> [Given problem]
Skip the pictures, please, and write out exactly the lines from the opening of the data through the line containing "const fc = fcHorizon.map((h, i)".

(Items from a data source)

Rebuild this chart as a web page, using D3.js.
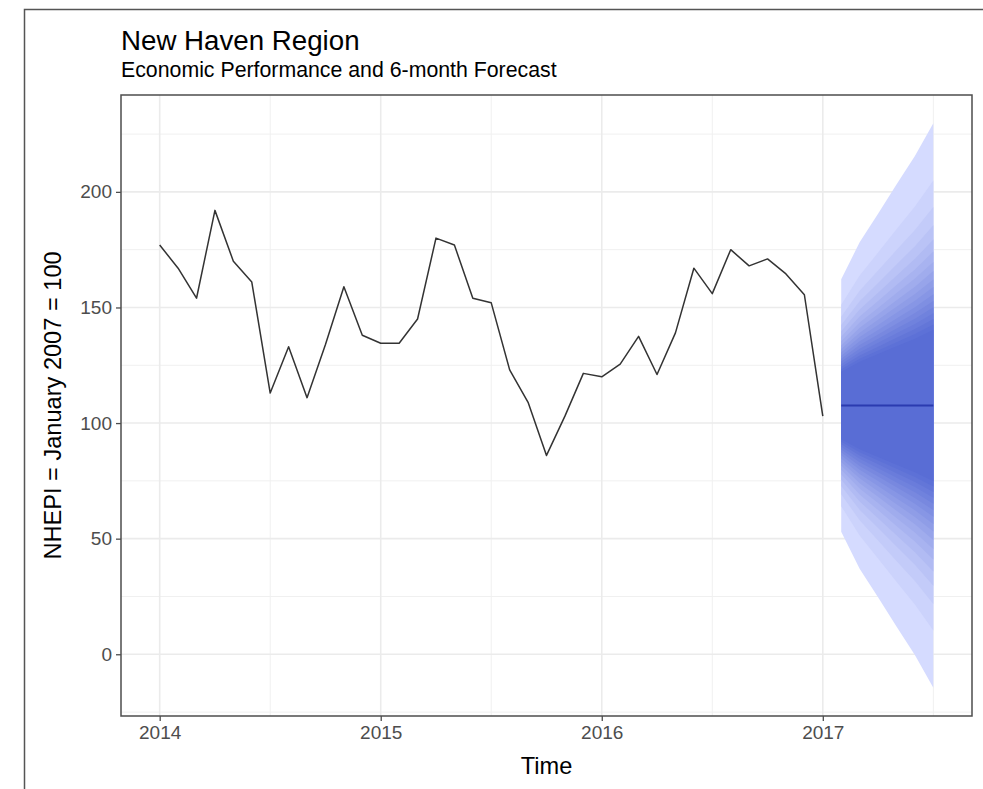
<!DOCTYPE html>
<html>
<head>
<meta charset="utf-8">
<script src="https://cdn.jsdelivr.net/npm/d3@7"></script>
<style>
  body { margin: 0; background: #fff; }
  svg { display: block; font-family: "Liberation Sans", Arial, sans-serif; }
</style>
</head>
<body>
<div id="chart"></div>
<script>
// monthly index, Jan 2014 .. Jan 2017
const startYear = 2014;
const nhepi = [177, 167, 154, 192, 170, 161, 113, 133, 111, 134, 159, 138,
               134.5, 134.5, 145, 180, 177, 154, 152, 123, 109, 86, 103, 121.5,
               120, 125.5, 137.5, 121, 139, 167, 156, 175, 168, 171, 164.5, 155.5,
               103];

// 6-month forecast, Feb 2017 .. Jul 2017
const fcHorizon = [1, 2, 3, 4, 5, 6];
const fcMean = [107.6, 107.6, 107.6, 107.6, 107.6, 107.6];
const fcSd = [21.2, 27.4, 32.2, 37.1, 41.9, 47.4];

// fan levels (%) and matching normal quantiles
const fanLevels = [51, 54, 57, 60, 63, 66, 69, 72, 75, 78, 81, 84, 87, 90, 93, 96, 99];
const fanZ = [0.6903, 0.7388, 0.7892, 0.8416, 0.8965, 0.9542, 1.0152, 1.0803, 1.1503,
              1.2265, 1.3106, 1.4051, 1.5141, 1.6449, 1.8119, 2.0537, 2.5758];

const yTicks = [0, 50, 100, 150, 200];
const yMinor = [-25, 25, 75, 125, 175, 225];
const xTicks = [2014, 2015, 2016, 2017];
const xMinor = [2014.5, 2015.5, 2016.5, 2017.5];

const width = 983, height = 789;
const panel = { left: 121, right: 972, top: 95, bottom: 716 };

const svg = d3.select("#chart").append("svg")
  .attr("width", width)
  .attr("height", height);

// screenshot frame
svg.append("path")
  .attr("d", "M24.5,789V9.5H983")
  .attr("fill", "none")
  .attr("stroke", "#555")
  .attr("stroke-width", 1.5);

const series = nhepi.map((v, i) => ({ t: startYear + i / 12, v: v }));
const lastT = series[series.length - 1].t;
const fc = fcHorizon.map((h, i) => ({ t: lastT + h / 12, mean: fcMean[i], sd: fcSd[i] }));

// ggplot-like 5% expansion
const zMax = fanZ[fanZ.length - 1];
const allY = nhepi.concat(fc.map(d => d.mean + zMax * d.sd), fc.map(d => d.mean - zMax * d.sd));
const yExt = d3.extent(allY);
const xExt = [series[0].t, fc[fc.length - 1].t];
const padY = (yExt[1] - yExt[0]) * 0.05;
const padX = (xExt[1] - xExt[0]) * 0.05;

const x = d3.scaleLinear()
  .domain([xExt[0] - padX, xExt[1] + padX])
  .range([panel.left, panel.right]);
const y = d3.scaleLinear()
  .domain([yExt[0] - padY, yExt[1] + padY])
  .range([panel.bottom, panel.top]);

const pw = panel.right - panel.left, ph = panel.bottom - panel.top;

// grid
const grid = svg.append("g");
grid.selectAll(".ymin").data(yMinor).enter().append("line")
  .attr("x1", panel.left).attr("x2", panel.right)
  .attr("y1", d => y(d)).attr("y2", d => y(d))
  .attr("stroke", "#f0f0f0").attr("stroke-width", 1);
grid.selectAll(".xmin").data(xMinor).enter().append("line")
  .attr("y1", panel.top).attr("y2", panel.bottom)
  .attr("x1", d => x(d)).attr("x2", d => x(d))
  .attr("stroke", "#f0f0f0").attr("stroke-width", 1);
grid.selectAll(".ymaj").data(yTicks).enter().append("line")
  .attr("x1", panel.left).attr("x2", panel.right)
  .attr("y1", d => y(d)).attr("y2", d => y(d))
  .attr("stroke", "#ebebeb").attr("stroke-width", 1.6);
grid.selectAll(".xmaj").data(xTicks).enter().append("line")
  .attr("y1", panel.top).attr("y2", panel.bottom)
  .attr("x1", d => x(d)).attr("x2", d => x(d))
  .attr("stroke", "#ebebeb").attr("stroke-width", 1.6);

// forecast fan, outer band first
const shade = d3.interpolateRgb("#596DD5", "#D5DBFF");
const bands = fanZ.map((z, k) => ({ level: fanLevels[k], z: z, k: k }))
  .reverse();
svg.append("g").selectAll("path").data(bands).enter().append("path")
  .attr("d", b => d3.area()
    .x(d => x(d.t))
    .y0(d => y(d.mean - b.z * d.sd))
    .y1(d => y(d.mean + b.z * d.sd))(fc))
  .attr("fill", b => shade(Math.pow(b.k / (fanZ.length - 1), 1.2)));

// point forecast
svg.append("path")
  .datum(fc)
  .attr("d", d3.line().x(d => x(d.t)).y(d => y(d.mean)))
  .attr("fill", "none")
  .attr("stroke", "#2b3bb0")
  .attr("stroke-width", 2);

// observed series
svg.append("path")
  .datum(series)
  .attr("d", d3.line().x(d => x(d.t)).y(d => y(d.v)))
  .attr("fill", "none")
  .attr("stroke", "#333")
  .attr("stroke-width", 1.5)
  .attr("stroke-linejoin", "round");

// panel border
svg.append("rect")
  .attr("x", panel.left).attr("y", panel.top)
  .attr("width", pw).attr("height", ph)
  .attr("fill", "none")
  .attr("stroke", "#4d4d4d")
  .attr("stroke-width", 1.5);

// axes
const yAxis = svg.append("g")
  .attr("transform", `translate(${panel.left},0)`)
  .call(d3.axisLeft(y).tickValues(yTicks).tickSize(5).tickPadding(4));
const xAxis = svg.append("g")
  .attr("transform", `translate(0,${panel.bottom})`)
  .call(d3.axisBottom(x).tickValues(xTicks).tickFormat(d3.format("d")).tickSize(5).tickPadding(5));
[yAxis, xAxis].forEach(a => {
  a.select(".domain").remove();
  a.selectAll(".tick line").attr("stroke", "#4d4d4d").attr("stroke-width", 1.3);
  a.selectAll(".tick text").attr("fill", "#4d4d4d").style("font-size", "19px")
    .style("font-family", "Liberation Sans, Arial, sans-serif");
});

// titles
svg.append("text")
  .attr("x", 121).attr("y", 50)
  .style("font-size", "27.7px")
  .attr("fill", "#000")
  .text("New Haven Region");
svg.append("text")
  .attr("x", 121).attr("y", 77)
  .style("font-size", "21.3px")
  .attr("fill", "#000")
  .text("Economic Performance and 6-month Forecast");
svg.append("text")
  .attr("x", (panel.left + panel.right) / 2).attr("y", 774)
  .attr("text-anchor", "middle")
  .style("font-size", "23.6px")
  .text("Time");
svg.append("text")
  .attr("transform", `translate(61,${(panel.top + panel.bottom) / 2}) rotate(-90)`)
  .attr("text-anchor", "middle")
  .style("font-size", "23.6px")
  .text("NHEPI = January 2007 = 100");
</script>
</body>
</html>
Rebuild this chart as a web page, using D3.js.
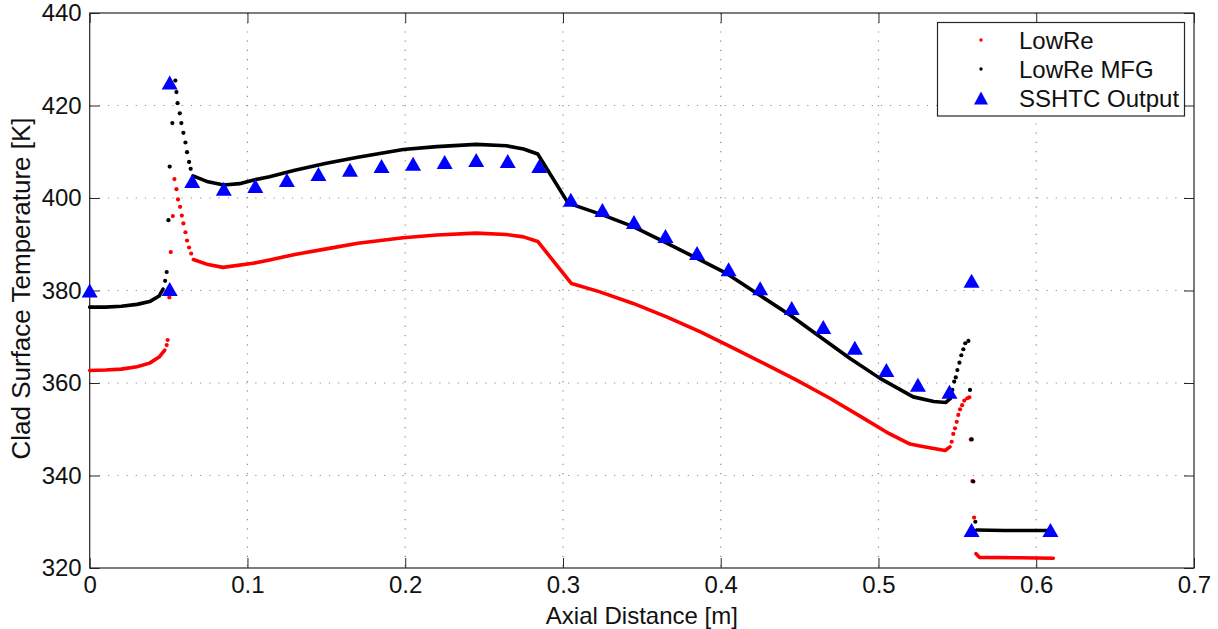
<!DOCTYPE html>
<html>
<head>
<meta charset="utf-8">
<script src="https://cdn.jsdelivr.net/npm/d3@7"></script>
<style>
  html, body { margin: 0; padding: 0; background: #fff; }
  svg { display: block; font-family: "Liberation Sans", Arial, Helvetica, sans-serif; }
</style>
</head>
<body>
<svg id="chart" width="1218" height="629"></svg>
<script>
// Axis ticks
const xTicks = [0, 0.1, 0.2, 0.3, 0.4, 0.5, 0.6, 0.7];
const yTicks = [320, 340, 360, 380, 400, 420, 440];

// LowRe (red): smooth runs drawn as lines, steep transitions as dots
const lowReStart = [[0, 362.7], [0.01, 362.8], [0.02, 363.0], [0.03, 363.5], [0.038, 364.3], [0.044, 365.6], [0.0476, 367.1]];
const lowReJump1 = [[0.0488, 368.2], [0.0494, 369.3], [0.0505, 378.5], [0.0514, 388.3], [0.0527, 396.1], [0.0537, 404.1],
  [0.055, 401.9], [0.056, 399.7], [0.0573, 398.1], [0.0584, 396.2], [0.0594, 394.5], [0.0607, 392.6], [0.0617, 390.8], [0.063, 389.3], [0.0643, 388.0]];
const lowReMid = [[0.0657, 386.7], [0.075, 385.6], [0.0845, 385.0], [0.1036, 385.9], [0.114, 386.6], [0.13, 387.8], [0.15, 389.0],
  [0.17, 390.2], [0.1987, 391.4], [0.22, 392.0], [0.245, 392.4], [0.264, 392.1], [0.275, 391.6], [0.284, 390.6], [0.3054, 381.5],
  [0.3234, 379.7], [0.3445, 377.2], [0.3657, 374.3], [0.3868, 371.1], [0.4058, 367.9], [0.427, 364.3], [0.4481, 360.6],
  [0.4692, 356.7], [0.4904, 352.4], [0.505, 349.4], [0.52, 346.8], [0.5263, 346.4], [0.5422, 345.4], [0.5453, 346.2]];
const lowReJump2 = [[0.5464, 347.3], [0.5474, 349.0], [0.5485, 350.2], [0.5496, 351.6], [0.5506, 353.1], [0.5517, 354.3],
  [0.553, 355.2], [0.5544, 356.2], [0.5563, 356.7], [0.5576, 356.9], [0.5585, 347.8], [0.5595, 338.8], [0.5606, 330.9]];
const lowReEnd = [[0.5618, 323.1], [0.564, 322.3], [0.59, 322.2], [0.6108, 322.1]];

// LowRe MFG (black)
const mfgStart = [[0, 376.4], [0.01, 376.4], [0.02, 376.6], [0.03, 377.0], [0.038, 377.6], [0.044, 378.8], [0.0465, 380.3]];
const mfgJump1 = [[0.0478, 382.1], [0.0488, 384.0], [0.0499, 395.2], [0.0507, 406.8], [0.0524, 416.2], [0.0543, 425.4],
  [0.055, 422.9], [0.0557, 420.5], [0.0571, 418.3], [0.0581, 416.2], [0.0594, 414.1], [0.0607, 412.0], [0.0617, 409.9], [0.063, 407.8], [0.064, 406.3]];
const mfgMid = [[0.0655, 404.8], [0.075, 403.5], [0.085, 402.8], [0.095, 403.1], [0.104, 403.9], [0.114, 404.6], [0.13, 406.0],
  [0.15, 407.5], [0.17, 408.8], [0.1987, 410.5], [0.22, 411.1], [0.245, 411.6], [0.264, 411.3], [0.275, 410.6], [0.284, 409.5],
  [0.3033, 398.9], [0.3255, 396.3], [0.3445, 393.8], [0.3636, 390.6], [0.3847, 387.0], [0.4037, 383.7], [0.4228, 379.4],
  [0.4439, 374.7], [0.4629, 370.0], [0.482, 365.3], [0.501, 361.0], [0.522, 357.0], [0.535, 356.0], [0.5427, 355.8], [0.5455, 356.6]];
const mfgJump2 = [[0.5468, 358.5], [0.548, 360.3], [0.549, 361.2], [0.55, 362.8], [0.5513, 364.4], [0.5525, 366.0], [0.5538, 367.3],
  [0.555, 368.6], [0.557, 369.1], [0.558, 358.5], [0.5591, 347.8], [0.5601, 338.7], [0.5614, 330.0]];
const mfgEnd = [[0.5622, 328.2], [0.58, 328.1], [0.6087, 328.1]];

// SSHTC Output (blue triangles)
const sshtcX = [0, 0.0507, 0.0507, 0.065, 0.085, 0.105, 0.125, 0.145, 0.165, 0.185, 0.205, 0.225, 0.245, 0.265, 0.285,
  0.305, 0.325, 0.345, 0.365, 0.385, 0.405, 0.425, 0.445, 0.465, 0.485, 0.505, 0.525, 0.545, 0.559, 0.559, 0.609];
const sshtcY = [380.0, 425.0, 380.3, 403.7, 402.0, 402.6, 403.9, 405.2, 406.1, 406.9, 407.4, 407.8, 408.2, 408.0, 406.9,
  399.6, 397.4, 394.8, 391.8, 388.1, 384.6, 380.5, 376.2, 372.1, 367.6, 362.8, 359.6, 358.1, 382.1, 328.2, 328.2];

const legendLabels = ["LowRe", "LowRe MFG", "SSHTC Output"];

const svg = d3.select("#chart");
const m = { left: 89.7, right: 1194, top: 13, bottom: 568 };
const W = m.right - m.left, H = m.bottom - m.top;

const x = d3.scaleLinear().domain([0, 0.7]).range([m.left, m.right]);
const y = d3.scaleLinear().domain([320, 440]).range([m.bottom, m.top]);

const gridColor = "#8c8c8c";
const axisColor = "#262626";
const fontSize = 24;

// Dotted grid
const grid = svg.append("g");
grid.selectAll("line.gx").data(xTicks.slice(1, -1)).join("line")
  .attr("x1", d => x(d)).attr("x2", d => x(d)).attr("y1", m.top).attr("y2", m.bottom)
  .attr("stroke", gridColor).attr("stroke-width", 1.2).attr("stroke-dasharray", "1.2,8");
grid.selectAll("line.gy").data(yTicks.slice(1, -1)).join("line")
  .attr("x1", m.left).attr("x2", m.right).attr("y1", d => y(d)).attr("y2", d => y(d))
  .attr("stroke", gridColor).attr("stroke-width", 1.2).attr("stroke-dasharray", "1.2,8");

// Axes with inward ticks on all four sides
const tickLen = 10;
const fmtX = d => d === 0 ? "0" : d3.format(".1f")(d);
function styleAxis(g) {
  g.select(".domain").remove();
  g.selectAll(".tick line").attr("stroke", axisColor).attr("stroke-width", 1);
  g.selectAll(".tick text").attr("fill", "#111").attr("font-size", fontSize).attr("font-family", "Liberation Sans, Arial, sans-serif");
}
svg.append("g").attr("transform", `translate(0,${m.bottom})`)
  .call(d3.axisBottom(x).tickValues(xTicks).tickFormat(fmtX).tickSizeInner(-tickLen).tickSizeOuter(0).tickPadding(8))
  .call(styleAxis);
svg.append("g").attr("transform", `translate(0,${m.top})`)
  .call(d3.axisTop(x).tickValues(xTicks).tickFormat("").tickSizeInner(-tickLen).tickSizeOuter(0))
  .call(styleAxis);
svg.append("g").attr("transform", `translate(${m.left},0)`)
  .call(d3.axisLeft(y).tickValues(yTicks).tickFormat(d3.format("d")).tickSizeInner(-tickLen).tickSizeOuter(0).tickPadding(8))
  .call(styleAxis);
svg.append("g").attr("transform", `translate(${m.right},0)`)
  .call(d3.axisRight(y).tickValues(yTicks).tickFormat("").tickSizeInner(-tickLen).tickSizeOuter(0))
  .call(styleAxis);

// Box
svg.append("rect").attr("x", m.left).attr("y", m.top).attr("width", W).attr("height", H)
  .attr("fill", "none").attr("stroke", axisColor).attr("stroke-width", 1.2);

// Axis titles
svg.append("text").attr("x", (m.left + m.right) / 2).attr("y", 624)
  .attr("text-anchor", "middle").attr("font-size", fontSize).attr("fill", "#111")
  .text("Axial Distance [m]");
svg.append("text").attr("transform", `translate(30,${(m.top + m.bottom) / 2 - 2}) rotate(-90)`)
  .attr("text-anchor", "middle").attr("font-size", 26).attr("fill", "#111")
  .text("Clad Surface Temperature [K]");

// Series
const line = d3.line().x(d => x(d[0])).y(d => y(d[1]));
const plot = svg.append("g");

function drawSeries(parts, color) {
  parts.forEach(p => {
    if (p.kind === "line") {
      plot.append("path").datum(p.data).attr("d", line)
        .attr("fill", "none").attr("stroke", color).attr("stroke-width", 3.6)
        .attr("stroke-linecap", "round").attr("stroke-linejoin", "round");
    } else {
      plot.append("g").selectAll("circle").data(p.data).join("circle")
        .attr("cx", d => x(d[0])).attr("cy", d => y(d[1])).attr("r", 2.1).attr("fill", color);
    }
  });
}
drawSeries([
  { kind: "line", data: lowReStart }, { kind: "dots", data: lowReJump1 }, { kind: "line", data: lowReMid },
  { kind: "dots", data: lowReJump2 }, { kind: "line", data: lowReEnd }
], "#ff0000");
drawSeries([
  { kind: "line", data: mfgStart }, { kind: "dots", data: mfgJump1 }, { kind: "line", data: mfgMid },
  { kind: "dots", data: mfgJump2 }, { kind: "line", data: mfgEnd }
], "#000000");

// Triangle marker centred on its point
const triW = 16, triH = 14;
const triPath = (cx, cy) => `M${cx},${cy - triH / 2}L${cx + triW / 2},${cy + triH / 2}L${cx - triW / 2},${cy + triH / 2}Z`;
plot.append("g").selectAll("path").data(d3.range(sshtcX.length)).join("path")
  .attr("d", i => triPath(x(sshtcX[i]), y(sshtcY[i])))
  .attr("fill", "#0000ff");

// Legend
const lg = svg.append("g");
lg.append("rect").attr("x", 937.5).attr("y", 22.5).attr("width", 247).attr("height", 93.5)
  .attr("fill", "#fff").attr("stroke", axisColor).attr("stroke-width", 1.2);
const rows = [40, 69, 98];
lg.append("circle").attr("cx", 981).attr("cy", rows[0]).attr("r", 1.7).attr("fill", "#ff0000");
lg.append("circle").attr("cx", 981).attr("cy", rows[1]).attr("r", 1.7).attr("fill", "#000");
lg.append("path").attr("d", `M981,${rows[2] - 6.5}L988,${rows[2] + 6.5}L974,${rows[2] + 6.5}Z`).attr("fill", "#0000ff");
lg.selectAll("text").data(legendLabels).join("text")
  .attr("x", 1019).attr("y", (d, i) => rows[i]).attr("dy", "0.36em")
  .attr("font-size", fontSize).attr("fill", "#111").text(d => d);
</script>
</body>
</html>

> [Solution to the exercise]
Rebuild this chart as a web page, using D3.js.
<!DOCTYPE html>
<html>
<head>
<meta charset="utf-8">
<script src="https://cdn.jsdelivr.net/npm/d3@7"></script>
<style>
  body { margin: 0; background: #fff; }
  svg { display: block; font-family: "Liberation Sans", Arial, sans-serif; }
</style>
</head>
<body>
<div id="chart"></div>
<script>
// monthly index, Jan 2014 .. Jan 2017
const startYear = 2014;
const nhepi = [177, 167, 154, 192, 170, 161, 113, 133, 111, 134, 159, 138,
               134.5, 134.5, 145, 180, 177, 154, 152, 123, 109, 86, 103, 121.5,
               120, 125.5, 137.5, 121, 139, 167, 156, 175, 168, 171, 164.5, 155.5,
               103];

// 6-month forecast, Feb 2017 .. Jul 2017
const fcHorizon = [1, 2, 3, 4, 5, 6];
const fcMean = [107.6, 107.6, 107.6, 107.6, 107.6, 107.6];
const fcSd = [21.2, 27.4, 32.2, 37.1, 41.9, 47.4];

// fan levels (%) and matching normal quantiles
const fanLevels = [51, 54, 57, 60, 63, 66, 69, 72, 75, 78, 81, 84, 87, 90, 93, 96, 99];
const fanZ = [0.6903, 0.7388, 0.7892, 0.8416, 0.8965, 0.9542, 1.0152, 1.0803, 1.1503,
              1.2265, 1.3106, 1.4051, 1.5141, 1.6449, 1.8119, 2.0537, 2.5758];

const yTicks = [0, 50, 100, 150, 200];
const yMinor = [-25, 25, 75, 125, 175, 225];
const xTicks = [2014, 2015, 2016, 2017];
const xMinor = [2014.5, 2015.5, 2016.5, 2017.5];

const width = 983, height = 789;
const panel = { left: 121, right: 972, top: 95, bottom: 716 };

const svg = d3.select("#chart").append("svg")
  .attr("width", width)
  .attr("height", height);

// screenshot frame
svg.append("path")
  .attr("d", "M24.5,789V9.5H983")
  .attr("fill", "none")
  .attr("stroke", "#555")
  .attr("stroke-width", 1.5);

const series = nhepi.map((v, i) => ({ t: startYear + i / 12, v: v }));
const lastT = series[series.length - 1].t;
const fc = fcHorizon.map((h, i) => ({ t: lastT + h / 12, mean: fcMean[i], sd: fcSd[i] }));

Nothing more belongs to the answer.